[Records with drawing code]
[START]

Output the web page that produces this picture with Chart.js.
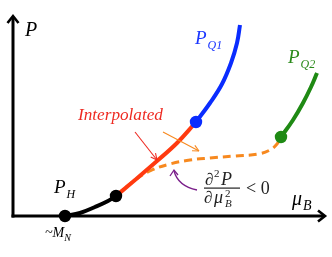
<!DOCTYPE html>
<html><head><meta charset="utf-8">
<script src="https://cdn.jsdelivr.net/npm/chart.js@4"></script>
<style>html,body{margin:0;padding:0;background:#fff}#wrap{width:332px;height:257px}</style>
</head><body><div id="wrap"><canvas id="c" width="332" height="257"></canvas></div>
<script>
// schematic curves (mu_B, P) in arbitrary units
const hadronX = [52, 67, 82, 95, 103];
const hadronY = [0, 3, 9, 15, 20];
const interpX = [103, 122, 144, 164, 183];
const interpY = [20, 36, 55, 73, 94];
const q1X = [183, 197, 209, 218, 224, 227];
const q1Y = [94, 113, 132, 153, 173, 191];
const q2X = [268, 280, 290, 298, 304];
const q2Y = [79, 96, 113, 129, 143];
const altX = [103, 122, 139, 157, 177, 197, 222, 245, 257, 264, 268];
const altY = [20, 36, 46, 52, 56, 58, 60, 62, 66, 72, 79];

const pts = (xs, ys) => xs.map((x, i) => ({x, y: ys[i]}));
const ends = (n, idx) => ctx => idx.includes(ctx.dataIndex) ? 4.2 : 0;

const overlay = {
  id: 'overlay',
  beforeDatasetsDraw(chart) {
    const c = chart.ctx, X = chart.scales.x, Y = chart.scales.y;
    const px = v => X.getPixelForValue(v), py = v => Y.getPixelForValue(v);
    c.save();
    c.strokeStyle = '#000'; c.lineWidth = 3; c.lineCap = 'butt'; c.lineJoin = 'miter';
    const ox = px(0), oy = py(0);
    c.beginPath(); c.moveTo(ox, oy + 1.5); c.lineTo(ox, py(199)); c.stroke();
    c.beginPath(); c.moveTo(ox - 1.5, oy); c.lineTo(px(311), oy); c.stroke();
    c.lineWidth = 2.6;
    c.beginPath(); c.moveTo(ox - 5.5, py(193)); c.lineTo(ox, py(200)); c.lineTo(ox + 5.5, py(193)); c.stroke();
    c.beginPath(); c.moveTo(px(305), oy - 5.5); c.lineTo(px(312), oy); c.lineTo(px(305), oy + 5.5); c.stroke();
    c.restore();
  },
  afterDatasetsDraw(chart) {
    const c = chart.ctx;
    c.save();
    const serif = '"Liberation Serif", "DejaVu Serif", serif';
    const txt = (s, x, y, size, color, italic = true) => {
      c.font = (italic ? 'italic ' : '') + size + 'px ' + serif;
      c.fillStyle = color; c.textBaseline = 'alphabetic'; c.textAlign = 'left';
      c.fillText(s, x, y);
      return c.measureText(s).width;
    };
    // axis labels
    txt('P', 25, 36, 20, '#000');
    let w = txt('\u03bc', 292, 205, 20, '#000');
    txt('B', 292 + w + 1, 210, 14, '#000');
    // curve labels
    w = txt('P', 195, 44, 19, '#1a36ff');
    txt('Q1', 195 + w + 1, 49, 12, '#1a36ff');
    w = txt('P', 288, 63, 19, '#2a8a1a');
    txt('Q2', 288 + w + 1, 68, 12, '#2a8a1a');
    w = txt('P', 54, 193, 19, '#000');
    txt('H', 54 + w + 1, 198, 12, '#000');
    w = txt('~M', 45, 237, 14, '#000');
    txt('N', 45 + w, 241, 10, '#000');
    c.font = 'italic 16px ' + serif;
    const iw = c.measureText('Interpolated').width;
    txt('Interpolated', 78, 120, (16 * 85 / iw).toFixed(2), '#ee2a22');
    // fraction
    c.fillStyle = '#222';
    c.font = '17px ' + serif; c.fillText('\u2202', 205, 185);
    c.font = '11px ' + serif; c.fillText('2', 214, 177);
    c.font = 'italic 18px ' + serif; c.fillText('P', 221, 185);
    c.fillRect(204, 187.5, 36, 1.2);
    c.font = '17px ' + serif; c.fillText('\u2202', 204, 203);
    c.font = 'italic 18px ' + serif; c.fillText('\u03bc', 214, 203);
    c.font = '11px ' + serif; c.fillText('2', 225, 197);
    c.font = 'italic 11px ' + serif; c.fillText('B', 225, 207);
    c.font = '18px ' + serif; c.fillText('< 0', 246, 194);
    // arrows
    const arrow = (x1, y1, x2, y2, col, lw, hs) => {
      c.strokeStyle = col; c.lineWidth = lw;
      c.beginPath(); c.moveTo(x1, y1); c.lineTo(x2, y2); c.stroke();
      const a = Math.atan2(y2 - y1, x2 - x1);
      c.beginPath(); c.moveTo(x2, y2);
      c.lineTo(x2 - hs * Math.cos(a - 0.45), y2 - hs * Math.sin(a - 0.45));
      c.moveTo(x2, y2);
      c.lineTo(x2 - hs * Math.cos(a + 0.45), y2 - hs * Math.sin(a + 0.45));
      c.stroke();
    };
    arrow(135, 132, 157, 160, '#ee2a22', 1.1, 7);
    arrow(163, 132, 199, 151, '#f7891f', 1.1, 7);
    // purple curved arrow
    c.strokeStyle = '#7a1f8a'; c.lineWidth = 1.3;
    c.beginPath(); c.moveTo(197, 190); c.quadraticCurveTo(178, 186, 174, 171); c.stroke();
    c.beginPath(); c.moveTo(170, 176); c.lineTo(174, 170); c.lineTo(178, 175); c.stroke();
    c.restore();
  }
};

new Chart(document.getElementById('c'), {
  type: 'scatter',
  data: {
    datasets: [
      {data: pts(hadronX, hadronY), showLine: true, borderColor: '#000', backgroundColor: '#000',
       borderWidth: 4, tension: 0.4, pointRadius: ends(5, [0, 4]), order: 0},
      {data: pts(interpX, interpY), showLine: true, borderColor: '#ff3a10', borderWidth: 4,
       tension: 0.4, pointRadius: 0, order: 2},
      {data: pts(q1X, q1Y), showLine: true, borderColor: '#0a2cff', backgroundColor: '#0a2cff',
       borderWidth: 4, tension: 0.4, pointRadius: ends(6, [0]), order: 1},
      {data: pts(q2X, q2Y), showLine: true, borderColor: '#1f8a14', backgroundColor: '#1f8a14',
       borderWidth: 4, tension: 0.4, pointRadius: ends(5, [0]), order: 1},
      {data: pts(altX, altY), showLine: true, borderColor: '#f7891f', borderWidth: 3,
       borderDash: [8, 5], tension: 0.4, pointRadius: 0, order: 5}
    ]
  },
  options: {
    responsive: false, animation: false, events: [],
    layout: {padding: 0, autoPadding: false},
    plugins: {legend: {display: false}, tooltip: {enabled: false}},
    scales: {
      x: {type: 'linear', display: false, min: -13, max: 319},
      y: {type: 'linear', display: false, min: -41, max: 216}
    }
  },
  plugins: [overlay]
});
</script></body></html>
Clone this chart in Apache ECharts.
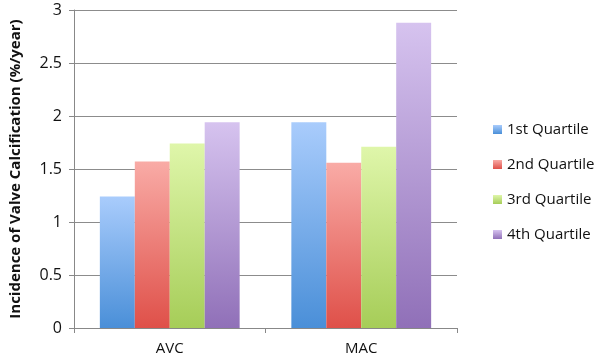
<!DOCTYPE html>
<html>
<head>
<meta charset="utf-8">
<script src="https://cdn.jsdelivr.net/npm/echarts@6/dist/echarts.min.js"></script>
<style>
  html, body { margin: 0; padding: 0; background: #fff; }
  #chart { width: 600px; height: 360px; }
</style>
</head>
<body>
<div id="chart"></div>
<script>
const categories = ['AVC', 'MAC']
const seriesNames = ['1st Quartile', '2nd Quartile', '3rd Quartile', '4th Quartile']
const q1 = [1.24, 1.94]
const q2 = [1.57, 1.56]
const q3 = [1.74, 1.71]
const q4 = [1.94, 2.88]
const yTicks = [0, 0.5, 1, 1.5, 2, 2.5, 3]

// top / bottom colours of each gradient
const colors = [
  ['#a9ccfc', '#4a8fd8'],
  ['#f9aba6', '#df5049'],
  ['#dff6aa', '#a6cd58'],
  ['#d6c3ef', '#9070b8']
]

const chart = echarts.init(document.getElementById('chart'))

const grad = (c) => new echarts.graphic.LinearGradient(0, 0, 0, 1, [
  { offset: 0, color: c[0] },
  { offset: 1, color: c[1] }
])

const values = [q1, q2, q3, q4]

const option = {
  animation: false,
  textStyle: { fontFamily: 'Open Sans' },
  grid: { left: 68, right: 143, top: 10, bottom: 32 },
  legend: {
    orient: 'vertical',
    left: 488,
    top: 117,
    itemWidth: 9,
    itemHeight: 9,
    itemGap: 20,
    icon: 'rect',
    textStyle: { fontSize: 15, color: '#111', fontFamily: 'Open Sans' },
    data: seriesNames
  },
  xAxis: {
    type: 'category',
    data: categories,
    axisLine: { lineStyle: { color: '#888' } },
    axisTick: { show: true, length: 5, lineStyle: { color: '#888' } },
    axisLabel: { fontSize: 15, color: '#111', margin: 13 }
  },
  yAxis: {
    type: 'value',
    min: 0,
    max: yTicks[yTicks.length - 1],
    interval: 0.5,
    name: 'Incidence of Valve Calcification (%/year)',
    nameLocation: 'middle',
    nameGap: 51,
    nameTextStyle: { fontSize: 15, fontWeight: 'bold', color: '#111' },
    axisLine: { show: true, lineStyle: { color: '#888' } },
    axisTick: { show: true, length: 5, lineStyle: { color: '#888' } },
    axisLabel: { fontSize: 16, color: '#111', margin: 12 },
    splitLine: { lineStyle: { color: '#8c8c8c', width: 1 } }
  },
  series: seriesNames.map((name, i) => ({
    name: name,
    type: 'bar',
    data: values[i],
    barGap: '0%',
    barCategoryGap: '27%',
    itemStyle: { color: grad(colors[i]) }
  }))
}

chart.setOption(option)
</script>
</body>
</html>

[END]

◆ Task to complete ◆
Starting at the top of the listing above, reproduce each line up to and including the one with "const ends = (n, idx)"; omit the pictures.

◆ Problem solution ◆
Output the web page that produces this picture with Chart.js.
<!DOCTYPE html>
<html><head><meta charset="utf-8">
<script src="https://cdn.jsdelivr.net/npm/chart.js@4"></script>
<style>html,body{margin:0;padding:0;background:#fff}#wrap{width:332px;height:257px}</style>
</head><body><div id="wrap"><canvas id="c" width="332" height="257"></canvas></div>
<script>
// schematic curves (mu_B, P) in arbitrary units
const hadronX = [52, 67, 82, 95, 103];
const hadronY = [0, 3, 9, 15, 20];
const interpX = [103, 122, 144, 164, 183];
const interpY = [20, 36, 55, 73, 94];
const q1X = [183, 197, 209, 218, 224, 227];
const q1Y = [94, 113, 132, 153, 173, 191];
const q2X = [268, 280, 290, 298, 304];
const q2Y = [79, 96, 113, 129, 143];
const altX = [103, 122, 139, 157, 177, 197, 222, 245, 257, 264, 268];
const altY = [20, 36, 46, 52, 56, 58, 60, 62, 66, 72, 79];

const pts = (xs, ys) => xs.map((x, i) => ({x, y: ys[i]}));
const ends = (n, idx) => ctx => idx.includes(ctx.dataIndex) ? 4.2 : 0;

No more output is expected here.